Several presentations at the conference addressed problems of civil society in post-Soviet Russia. Elizabeth Plantan, a PhD student at Cornell University, spoke about the phenomena of “selective repression and selective encouragement” in Russia, with a particular focus on domestic non-governmental organizations (NGOs). As Plantan explained, the government has restricted the activity of certain civic groups, and, at the same time, encouraged other, more patriotic forces within Russian civil society. The effort has been not only to repress civil society, but to shape it. As Plantan put it, “not all [Russian] NGOs are created equal.”
Since Russia’s domestic policy and foreign policy are integrally related, the regime’s repressive efforts at home have been reflected in the international arena, where Russia’s image has been deteriorating of late. The government tries to improve the situation by employing soft power initiatives and generously investing in them. Tuomas Forsberg, a professor of international relations at the University of Tampere, stated that the Russian government is driven by its ambition to position the country as a great world power. According Forsberg, though, most of its initiatives have been ineffective, as has become increasingly evident with the development of the Ukraine crisis.

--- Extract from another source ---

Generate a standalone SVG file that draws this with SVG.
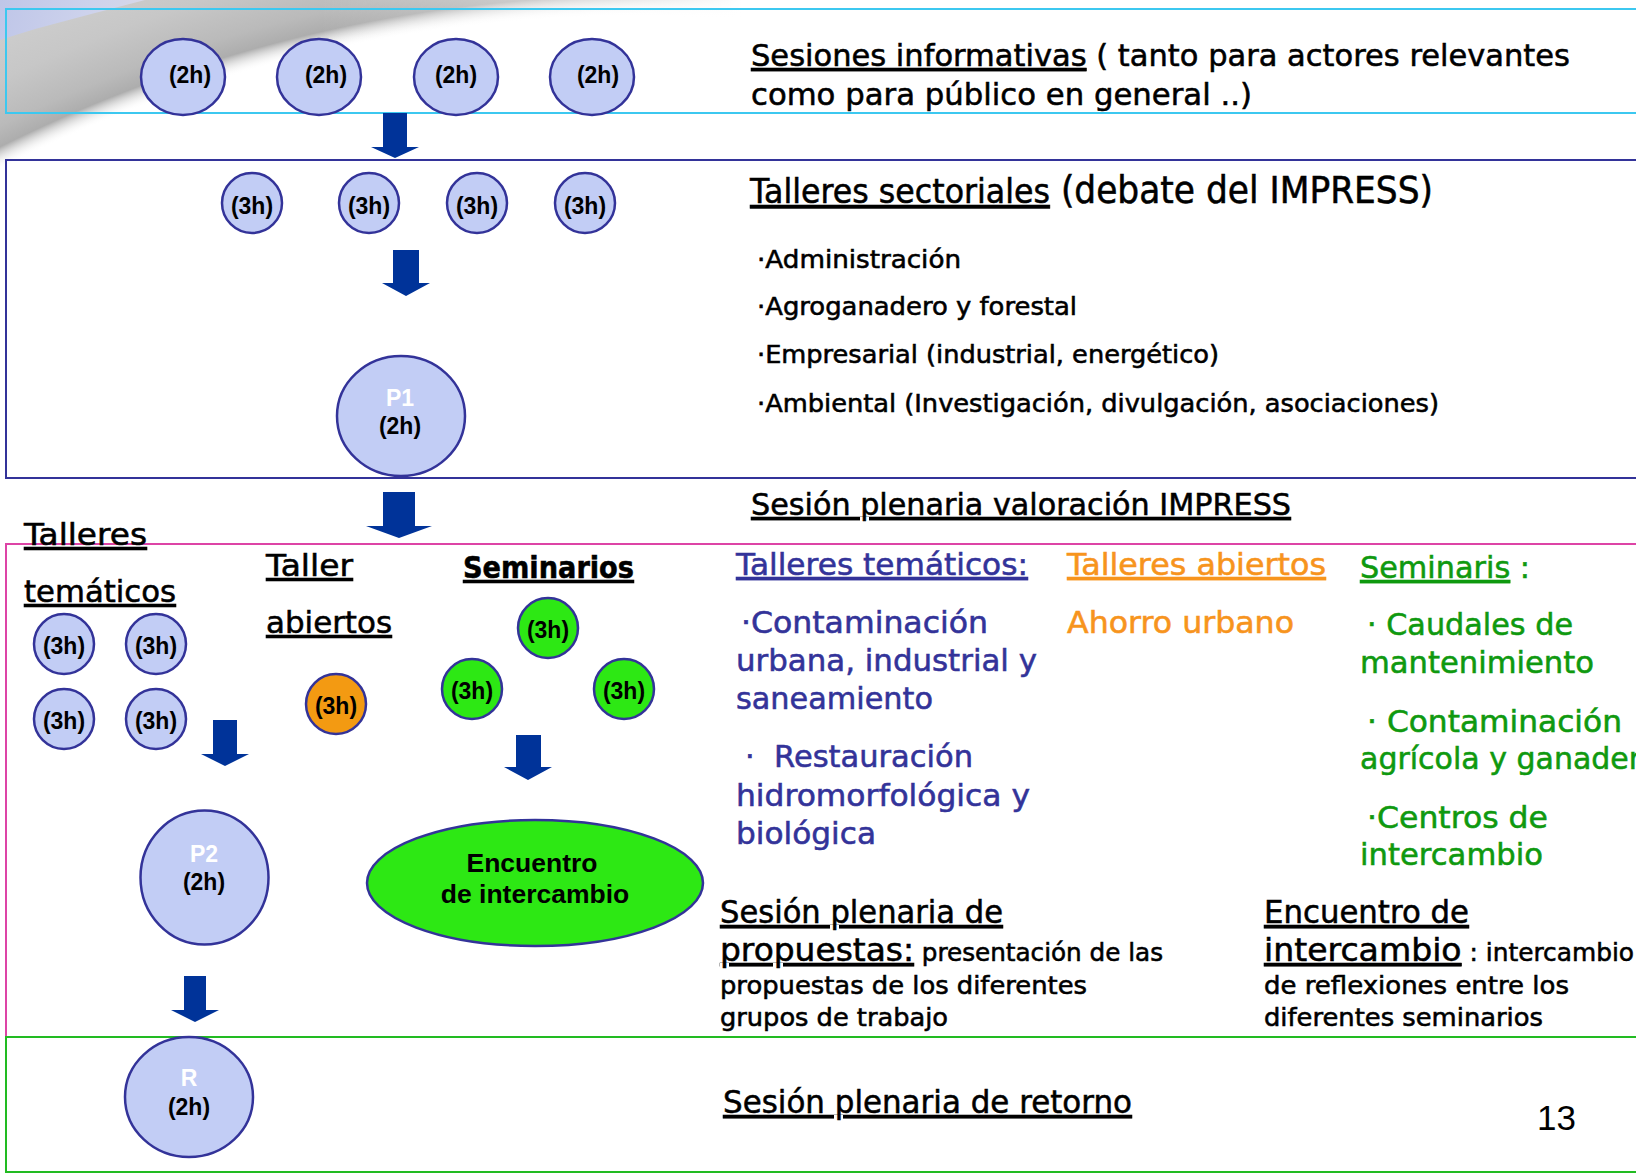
<svg xmlns="http://www.w3.org/2000/svg" width="1636" height="1173" viewBox="0 0 1636 1173">
<defs>
<radialGradient id="swoosh" gradientUnits="userSpaceOnUse" cx="638" cy="1421" r="1650">
<stop offset="0.8515" stop-color="#ffffff" stop-opacity="0"/>
<stop offset="0.8636" stop-color="#adadad"/>
<stop offset="0.875" stop-color="#bababa"/>
<stop offset="0.9" stop-color="#c7c7c7"/>
<stop offset="0.95" stop-color="#d2d2d2"/>
<stop offset="1" stop-color="#d8d8d8"/>
</radialGradient>
<linearGradient id="fade" gradientUnits="userSpaceOnUse" x1="320" y1="0" x2="742" y2="0">
<stop offset="0" stop-color="#ffffff" stop-opacity="0"/>
<stop offset="0.7" stop-color="#ffffff" stop-opacity="0.55"/>
<stop offset="1" stop-color="#ffffff" stop-opacity="1"/>
</linearGradient>
<linearGradient id="corner" gradientUnits="userSpaceOnUse" x1="0" y1="0" x2="140" y2="40">
<stop offset="0" stop-color="#bfc6e8"/>
<stop offset="0.6" stop-color="#cdd2ec"/>
<stop offset="1" stop-color="#d6d8e8"/>
</linearGradient>
<style>
.box{fill:none;stroke-width:2}
.c{fill:#c2cdf5;stroke:#333399;stroke-width:2.5}
.co{fill:#f39a12;stroke:#333399;stroke-width:2.5}
.cg{fill:#2de814;stroke:#333399;stroke-width:2.5}
.lbl{font-family:'Liberation Sans',Arial,sans-serif;font-weight:bold;font-size:23px;text-anchor:middle;fill:#000}
.wl{fill:#ffffff}
.t{font-family:'DejaVu Sans',Verdana,sans-serif;fill:#000;stroke:#000;stroke-width:0.55}
.u{text-decoration:underline}
.arr{fill:#003399}
.blue{fill:#333399;stroke:#333399}
.orange{fill:#f7941d;stroke:#f7941d}
.green{fill:#0f990f;stroke:#0f990f}
</style>
</defs>

<g id="background">
<rect x="0" y="0" width="744" height="175" fill="url(#swoosh)"/>
<rect x="0" y="0" width="745" height="40" fill="url(#fade)"/>
<path d="M0,0 H145 C100,12 45,25 0,40 Z" fill="url(#corner)"/>
</g>

<g id="frames">
<rect id="frame-informativas" class="box" x="6" y="9" width="1640" height="104" stroke="#3cc8f0"/>
<rect id="frame-sectoriales" class="box" x="6" y="160" width="1640" height="318" stroke="#333399"/>
<rect id="frame-tematicos" class="box" x="6" y="544" width="1640" height="493" stroke="#dd44a6"/>
<rect id="frame-retorno" class="box" x="6" y="1037" width="1640" height="135" stroke="#22bb22" stroke-width="2.5"/>
</g>

<g id="connectors">
<polygon class="arr" points="383,113 407,113 407,147 419,147 395,158 371,147 383,147"/>
<polygon class="arr" points="393,250 419,250 419,283 430,283 406,296 382,283 393,283"/>
<polygon class="arr" points="383,492 415,492 415,526 432,526 399,538 366,526 383,526"/>
<polygon class="arr" points="213,720 237,720 237,754 249,754 225,766 201,754 213,754"/>
<polygon class="arr" points="516,735 541,735 541,767 552,767 528,780 504,767 516,767"/>
<polygon class="arr" points="184,976 206,976 206,1010 219,1010 195,1022 171,1010 184,1010"/>
</g>

<g id="n-info1"><ellipse class="c" cx="183" cy="77" rx="42" ry="38"/><text class="lbl" x="190" y="83">(2h)</text></g>
<g id="n-info2"><ellipse class="c" cx="319" cy="77" rx="42" ry="38"/><text class="lbl" x="326" y="83">(2h)</text></g>
<g id="n-info3"><ellipse class="c" cx="456" cy="77" rx="42" ry="38"/><text class="lbl" x="456" y="83">(2h)</text></g>
<g id="n-info4"><ellipse class="c" cx="592" cy="77" rx="42" ry="38"/><text class="lbl" x="598" y="83">(2h)</text></g>

<g id="n-sect1"><ellipse class="c" cx="252" cy="203" rx="30" ry="30"/><text class="lbl" x="252" y="214">(3h)</text></g>
<g id="n-sect2"><ellipse class="c" cx="369" cy="203" rx="30" ry="30"/><text class="lbl" x="369" y="214">(3h)</text></g>
<g id="n-sect3"><ellipse class="c" cx="477" cy="203" rx="30" ry="30"/><text class="lbl" x="477" y="214">(3h)</text></g>
<g id="n-sect4"><ellipse class="c" cx="585" cy="203" rx="30" ry="30"/><text class="lbl" x="585" y="214">(3h)</text></g>

<g id="n-p1"><ellipse class="c" cx="401" cy="416" rx="64" ry="60"/><text class="lbl wl" x="400" y="406">P1</text><text class="lbl" x="400" y="434">(2h)</text></g>

<g id="n-tem1"><ellipse class="c" cx="64" cy="644" rx="30" ry="30"/><text class="lbl" x="64" y="654">(3h)</text></g>
<g id="n-tem2"><ellipse class="c" cx="156" cy="644" rx="30" ry="30"/><text class="lbl" x="156" y="654">(3h)</text></g>
<g id="n-tem3"><ellipse class="c" cx="64" cy="719" rx="30" ry="30"/><text class="lbl" x="64" y="729">(3h)</text></g>
<g id="n-tem4"><ellipse class="c" cx="156" cy="719" rx="30" ry="30"/><text class="lbl" x="156" y="729">(3h)</text></g>

<g id="n-abierto"><ellipse class="co" cx="336" cy="704" rx="30" ry="30"/><text class="lbl" x="336" y="714">(3h)</text></g>

<g id="n-sem1"><ellipse class="cg" cx="548" cy="628" rx="30" ry="30"/><text class="lbl" x="548" y="638">(3h)</text></g>
<g id="n-sem2"><ellipse class="cg" cx="472" cy="689" rx="30" ry="30"/><text class="lbl" x="472" y="699">(3h)</text></g>
<g id="n-sem3"><ellipse class="cg" cx="624" cy="689" rx="30" ry="30"/><text class="lbl" x="624" y="699">(3h)</text></g>

<g id="n-p2"><ellipse class="c" cx="204.5" cy="877.5" rx="64" ry="67"/><text class="lbl wl" x="204" y="862">P2</text><text class="lbl" x="204" y="890">(2h)</text></g>

<g id="n-encuentro"><ellipse class="cg" cx="535" cy="883" rx="168" ry="63"/><text class="lbl" x="532" y="872" style="font-size:26.5px">Encuentro</text><text class="lbl" x="535" y="903" style="font-size:26.5px">de intercambio</text></g>

<g id="n-r"><ellipse class="c" cx="189" cy="1097" rx="64" ry="60"/><text class="lbl wl" x="189" y="1086">R</text><text class="lbl" x="189" y="1115">(2h)</text></g>

<g id="text-informativas">
<text class="t" x="751" y="66" font-size="31" textLength="819" lengthAdjust="spacingAndGlyphs"><tspan class="u">Sesiones informativas</tspan> ( tanto para actores relevantes</text>
<text class="t" x="751" y="105" font-size="31" textLength="501" lengthAdjust="spacingAndGlyphs">como para público en general ..)</text>
</g>

<g id="text-sectoriales">
<text class="t" x="750" y="203" textLength="683" lengthAdjust="spacingAndGlyphs"><tspan class="u" font-size="34">Talleres sectoriales</tspan><tspan font-size="37"> (debate del IMPRESS)</tspan></text>
<text class="t" x="757" y="268" font-size="24" textLength="204" lengthAdjust="spacingAndGlyphs">·Administración</text>
<text class="t" x="757" y="315" font-size="24" textLength="320" lengthAdjust="spacingAndGlyphs">·Agroganadero y forestal</text>
<text class="t" x="757" y="363" font-size="24" textLength="462" lengthAdjust="spacingAndGlyphs">·Empresarial (industrial, energético)</text>
<text class="t" x="757" y="412" font-size="24" textLength="682" lengthAdjust="spacingAndGlyphs">·Ambiental (Investigación, divulgación, asociaciones)</text>
</g>

<g id="text-valoracion">
<text class="t u" x="751" y="515" font-size="31" textLength="540" lengthAdjust="spacingAndGlyphs">Sesión plenaria valoración IMPRESS</text>
</g>

<g id="text-headings">
<text class="t u" x="24" y="545" font-size="30" textLength="123" lengthAdjust="spacingAndGlyphs">Talleres</text>
<text class="t u" x="24" y="602" font-size="30" textLength="152" lengthAdjust="spacingAndGlyphs">temáticos</text>
<text class="t u" x="266" y="576" font-size="30" textLength="87" lengthAdjust="spacingAndGlyphs">Taller</text>
<text class="t u" x="266" y="633" font-size="30" textLength="126" lengthAdjust="spacingAndGlyphs">abiertos</text>
<text class="t u" x="463" y="578" font-size="30" font-weight="bold" textLength="171" lengthAdjust="spacingAndGlyphs">Seminarios</text>
</g>

<g id="text-tematicos">
<text class="t u blue" x="736" y="575" font-size="31" textLength="292" lengthAdjust="spacingAndGlyphs">Talleres temáticos:</text>
<text class="t blue" x="741" y="633" font-size="30" textLength="247" lengthAdjust="spacingAndGlyphs">·Contaminación</text>
<text class="t blue" x="736" y="671" font-size="30" textLength="301" lengthAdjust="spacingAndGlyphs">urbana, industrial y</text>
<text class="t blue" x="736" y="709" font-size="30" textLength="197" lengthAdjust="spacingAndGlyphs">saneamiento</text>
<text class="t blue" x="745" y="767" font-size="30" textLength="228" lengthAdjust="spacingAndGlyphs">·&#160;&#160;Restauración</text>
<text class="t blue" x="736" y="806" font-size="30" textLength="294" lengthAdjust="spacingAndGlyphs">hidromorfológica y</text>
<text class="t blue" x="736" y="844" font-size="30" textLength="140" lengthAdjust="spacingAndGlyphs">biológica</text>
</g>

<g id="text-abiertos">
<text class="t u orange" x="1067" y="575" font-size="31" textLength="259" lengthAdjust="spacingAndGlyphs">Talleres abiertos</text>
<text class="t orange" x="1067" y="633" font-size="30" textLength="227" lengthAdjust="spacingAndGlyphs">Ahorro urbano</text>
</g>

<g id="text-seminaris">
<text class="t green" x="1360" y="578" font-size="31" textLength="170" lengthAdjust="spacingAndGlyphs"><tspan class="u">Seminaris</tspan> :</text>
<text class="t green" x="1367" y="635" font-size="30" textLength="206" lengthAdjust="spacingAndGlyphs">· Caudales de</text>
<text class="t green" x="1360" y="673" font-size="30" textLength="234" lengthAdjust="spacingAndGlyphs">mantenimiento</text>
<text class="t green" x="1367" y="732" font-size="30" textLength="255" lengthAdjust="spacingAndGlyphs">· Contaminación</text>
<text class="t green" x="1360" y="769" font-size="30">agrícola y ganadera</text>
<text class="t green" x="1367" y="828" font-size="30" textLength="181" lengthAdjust="spacingAndGlyphs">·Centros de</text>
<text class="t green" x="1360" y="865" font-size="30" textLength="183" lengthAdjust="spacingAndGlyphs">intercambio</text>
</g>

<g id="text-propuestas">
<text class="t u" x="720" y="923" font-size="32" textLength="283" lengthAdjust="spacingAndGlyphs">Sesión plenaria de</text>
<text class="t" x="720" y="961" textLength="443" lengthAdjust="spacingAndGlyphs"><tspan class="u" font-size="32">propuestas:</tspan><tspan font-size="24"> presentación de las</tspan></text>
<text class="t" x="720" y="994" font-size="24" textLength="367" lengthAdjust="spacingAndGlyphs">propuestas de los diferentes</text>
<text class="t" x="720" y="1026" font-size="24" textLength="228" lengthAdjust="spacingAndGlyphs">grupos de trabajo</text>
</g>

<g id="text-encuentro">
<text class="t u" x="1264" y="923" font-size="32" textLength="205" lengthAdjust="spacingAndGlyphs">Encuentro de</text>
<text class="t" x="1264" y="961" textLength="370" lengthAdjust="spacingAndGlyphs"><tspan class="u" font-size="32">intercambio</tspan><tspan font-size="24"> : intercambio</tspan></text>
<text class="t" x="1264" y="994" font-size="24" textLength="305" lengthAdjust="spacingAndGlyphs">de reflexiones entre los</text>
<text class="t" x="1264" y="1026" font-size="24" textLength="279" lengthAdjust="spacingAndGlyphs">diferentes seminarios</text>
</g>

<g id="text-retorno">
<text class="t u" x="723" y="1113" font-size="32" textLength="409" lengthAdjust="spacingAndGlyphs">Sesión plenaria de retorno</text>
<text x="1537" y="1130" font-family="'Liberation Sans',Arial,sans-serif" font-size="35" fill="#000">13</text>
</g>
</svg>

Russia’s concept of a “great power” is linked to its civilizational views and aspirations. As Andrei Tsygankov, a professor at San Francisco State University, pointed out, Russia’s official discourse has increasingly engaged the notion of civilization, especially during Putin’s third presidential term. According to Tsygankov, in addition to this civilizational focus, the ideology of Putin’s regime incorporates ideas of national unity, traditional values, and sovereignty.
The 47th annual ASEEES Convention will be held next November in Philadelphia. IMR is currently working on proposals to participate in the conference.